== Problem description ==
Figure out how many lines of the material below contain the word "this". Answer with the number only.

== The data ==
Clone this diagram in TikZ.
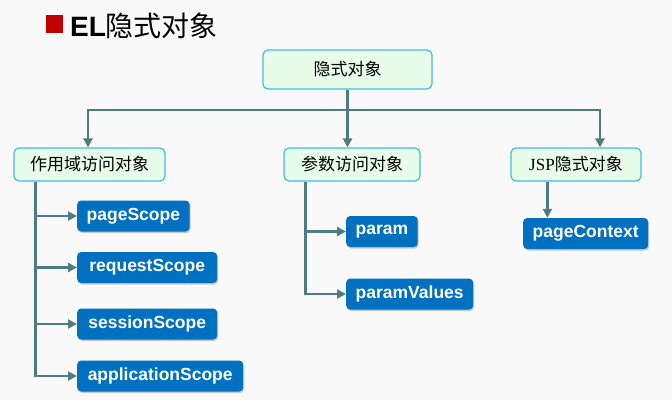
\documentclass[tikz,border=0pt]{standalone}
\usepackage{fontspec}
\setmainfont{Liberation Serif}
\setsansfont{Liberation Sans}
\newfontfamily\cjk{Noto Sans CJK SC}
\usetikzlibrary{positioning,arrows.meta,shadows}
\definecolor{linkgray}{RGB}{79,124,126}
\definecolor{boxblue}{RGB}{0,112,192}
\definecolor{boxgreen}{RGB}{232,252,234}
\definecolor{boxcyan}{RGB}{62,190,222}
\definecolor{titlered}{RGB}{192,0,0}
\definecolor{bggray}{RGB}{249,249,249}

\begin{document}
\begin{tikzpicture}[x=1pt,y=-1pt,
  group/.style={draw=boxcyan,line width=1.2pt,fill=boxgreen,rounded corners=5pt,
    minimum height=33pt,inner sep=0pt,font=\cjk\fontsize{17}{17}\selectfont},
  leaf/.style={fill=boxblue,text=white,rounded corners=4pt,anchor=west,
    minimum height=31pt,inner xsep=9.5pt,font=\sffamily\bfseries\fontsize{17.5}{17.5}\selectfont,
    drop shadow={shadow xshift=1pt,shadow yshift=-1.5pt,fill=black!35,opacity=0.6}},
  link/.style={draw=linkgray,line width=2.9pt},
  arr/.style={link,-{Triangle[length=9pt,width=9pt]}}]
  \fill[bggray] (0,0) rectangle (672,400);
  % title
  \fill[titlered] (46,15) rectangle (63,33);
  \node[anchor=west,inner sep=0pt] (title) at (70,26)
    {\sffamily\bfseries\fontsize{28}{28}\selectfont EL{\cjk\mdseries 隐式对象}};
  % groups
  \node[group,minimum width=169pt,minimum height=39pt] (root) at (347.5,69.5) {隐式对象};
  \node[group,minimum width=151pt] (scope) at (89.5,164.5) {作用域访问对象};
  \node[group,minimum width=136pt] (access) at (352,164.5) {参数访问对象};
  \node[group,minimum width=130pt] (jsp) at (576,164.5) {{\rmfamily JSP}隐式对象};
  \coordinate (bus) at (347,110);
  \draw[link] (root.south) -- (root.south |- bus);
  \draw[arr] (root.south) -- (root.south |- access.north);
  \draw[arr] (bus) -| ([xshift=-1.5pt]scope.north);
  \draw[arr] (bus) -| ([xshift=24pt]jsp.north);
  % scope objects
  \coordinate (scopeleg) at ([xshift=22pt]scope.south west);
  \foreach \name/\y/\w in {pageScope/216/112, requestScope/267.5/140,
      sessionScope/324/140, applicationScope/376/166} {
    \node[leaf,minimum width=\w pt] (\name) at (77,\y) {\name};
    \draw[arr] (scopeleg) |- (\name.west);
  }
  % parameter objects
  \coordinate (accessleg) at ([xshift=22pt]access.south west);
  \foreach \name/\y in {param/231.5, paramValues/294} {
    \node[leaf] (\name) at (346,\y) {\name};
    \draw[arr] (accessleg) |- (\name.west);
  }
  % jsp object
  \node[leaf] (pageContext) at (523,233.5) {pageContext};
  \coordinate (jspleg) at ([xshift=37pt]jsp.south west);
  \draw[arr] (jspleg) -- (jspleg |- pageContext.north);
\end{tikzpicture}
\end{document}
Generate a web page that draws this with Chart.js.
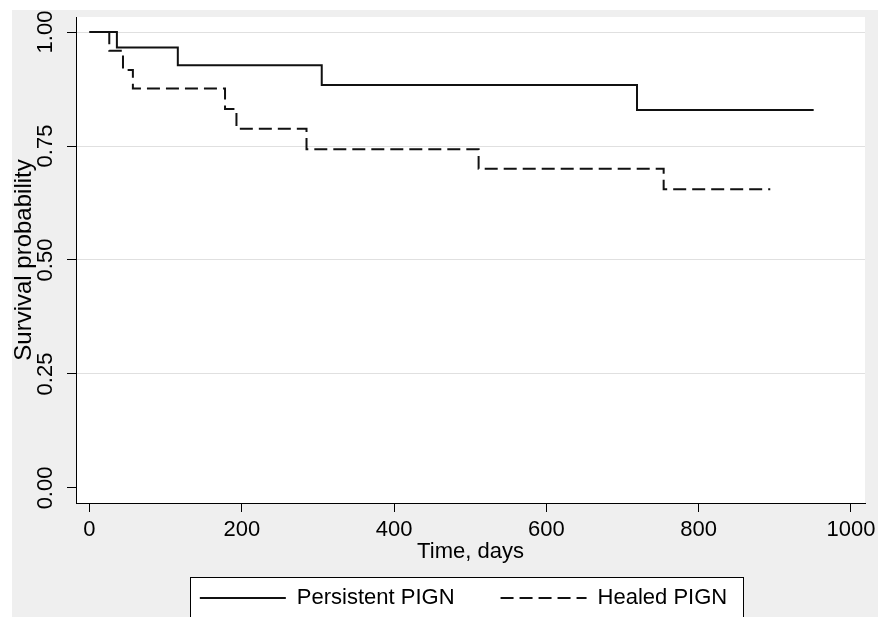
<!DOCTYPE html>
<html>
<head>
<meta charset="utf-8">
<script src="https://cdn.jsdelivr.net/npm/chart.js@4"></script>
<style>
  body { margin: 0; background: #fff; overflow: hidden; }
  #km { position: absolute; left: 12px; top: 10px; background: #efefef; }
</style>
</head>
<body>
<canvas id="km" width="866" height="609"></canvas>
<script>
// kaplan-meier steps
var persistentDays = [0, 36, 116, 305, 719, 951];
var persistentSurv = [1, 0.966, 0.927, 0.884, 0.829, 0.829];
var healedDays = [0, 26, 44, 57, 178, 193, 285, 511, 754, 894];
var healedSurv = [1, 0.959, 0.917, 0.876, 0.831, 0.788, 0.743, 0.700, 0.655, 0.655];
var xTicks = [0, 200, 400, 600, 800, 1000];
var yTicks = [0, 0.25, 0.5, 0.75, 1];

var font = "'Liberation Sans', Arial, sans-serif";

function toPoints(xs, ys) {
  var pts = [];
  for (var i = 0; i < xs.length; i++) {
    pts.push({ x: xs[i], y: ys[i] });
  }
  return pts;
}

//white plot region and the framed legend
var backPlugin = {
  id: 'back',
  afterLayout: function(chart) {
    // legend sits a little left of the plot centre
    chart.legend.left -= 7;
    chart.legend.right -= 7;
  },
  beforeDraw: function(chart) {
    var ctx = chart.ctx;
    var a = chart.chartArea;
    ctx.save();
    ctx.fillStyle = '#fff';
    ctx.fillRect(a.left, a.top, a.right - a.left, a.bottom - a.top);
    var hb = chart.legend.legendHitBoxes;
    if (hb && hb.length) {
      var last = hb[hb.length - 1];
      var l = Math.round(hb[0].left - 10) + 0.5;
      var r = Math.round(last.left + last.width + 16) + 0.5;
      var t = Math.round(hb[0].top - 10) + 0.5;
      var b = chart.height + 5;
      ctx.fillRect(l, t, r - l, b - t);
      ctx.strokeStyle = '#000';
      ctx.lineWidth = 1;
      ctx.strokeRect(l, t, r - l, b - t);
    }
    ctx.restore();
  }
};

var ctx = document.getElementById('km').getContext('2d');
var kmChart = new Chart(ctx, {
  type: 'line',
  data: {
    datasets: [{
      label: 'Persistent PIGN',
      data: toPoints(persistentDays, persistentSurv),
      borderColor: '#111',
      borderWidth: 2,
      stepped: 'before',
      pointRadius: 0,
      fill: false
    }, {
      label: 'Healed PIGN',
      data: toPoints(healedDays, healedSurv),
      borderColor: '#111',
      borderWidth: 2,
      borderDash: [13, 6],
      stepped: 'before',
      pointRadius: 0,
      fill: false
    }]
  },
  options: {
    responsive: false,
    animation: false,
    layout: { padding: { top: 7, right: 13, left: 0, bottom: 0 } },
    plugins: {
      tooltip: { enabled: false },
      legend: {
        position: 'bottom',
        fullSize: false,
        labels: {
          usePointStyle: true,
          pointStyleWidth: 86,
          padding: 46,
          color: '#000',
          font: { family: font, size: 22 },
          generateLabels: function(chart) {
            return chart.data.datasets.map(function(ds, i) {
              return {
                text: ds.label,
                strokeStyle: ds.borderColor,
                fillStyle: ds.borderColor,
                lineWidth: ds.borderWidth,
                lineDash: ds.borderDash || [],
                pointStyle: 'line',
                fontColor: '#000',
                hidden: false,
                datasetIndex: i
              };
            });
          }
        }
      }
    },
    scales: {
      x: {
        type: 'linear',
        min: -17.7,
        max: 1018.4,
        afterBuildTicks: function(scale) {
          scale.ticks = xTicks.map(function(v) { return { value: v }; });
        },
        afterFit: function(scale) {
          scale.height = 38;
          scale.paddingLeft = 0;
          scale.paddingRight = 0;
        },
        border: { display: true, color: '#000', width: 1 },
        grid: { drawOnChartArea: false, drawTicks: true, tickLength: 9, tickColor: '#000' },
        ticks: {
          padding: 5,
          color: '#000',
          maxRotation: 0,
          font: { family: font, size: 22 },
          callback: function(v) { return String(v); }
        },
        title: {
          display: true,
          text: 'Time, days',
          color: '#000',
          font: { family: font, size: 22, lineHeight: 1 },
          padding: { top: 0, bottom: -22 }
        }
      },
      y: {
        min: -0.033,
        max: 1.033,
        afterBuildTicks: function(scale) {
          scale.ticks = yTicks.map(function(v) { return { value: v }; });
        },
        afterFit: function(scale) {
          scale.width = 64;
          scale.paddingTop = 0;
          scale.paddingBottom = 0;
        },
        border: { display: true, color: '#000', width: 1 },
        grid: {
          tickLength: 9,
          tickColor: '#000',
          color: function(c) {
            return c.tick && c.tick.value === 0 ? 'rgba(0,0,0,0)' : '#e0e0e0';
          }
        },
        ticks: {
          padding: 0,
          minRotation: 90,
          maxRotation: 90,
          crossAlign: 'center',
          color: '#000',
          font: { family: font, size: 22 },
          callback: function(v) { return v.toFixed(2); }
        },
        title: {
          display: true,
          text: 'Survival probability',
          color: '#000',
          font: { family: font, size: 24, lineHeight: 1 },
          padding: 0
        }
      }
    }
  },
  plugins: [backPlugin]
});
</script>
</body>
</html>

== Task result ==
2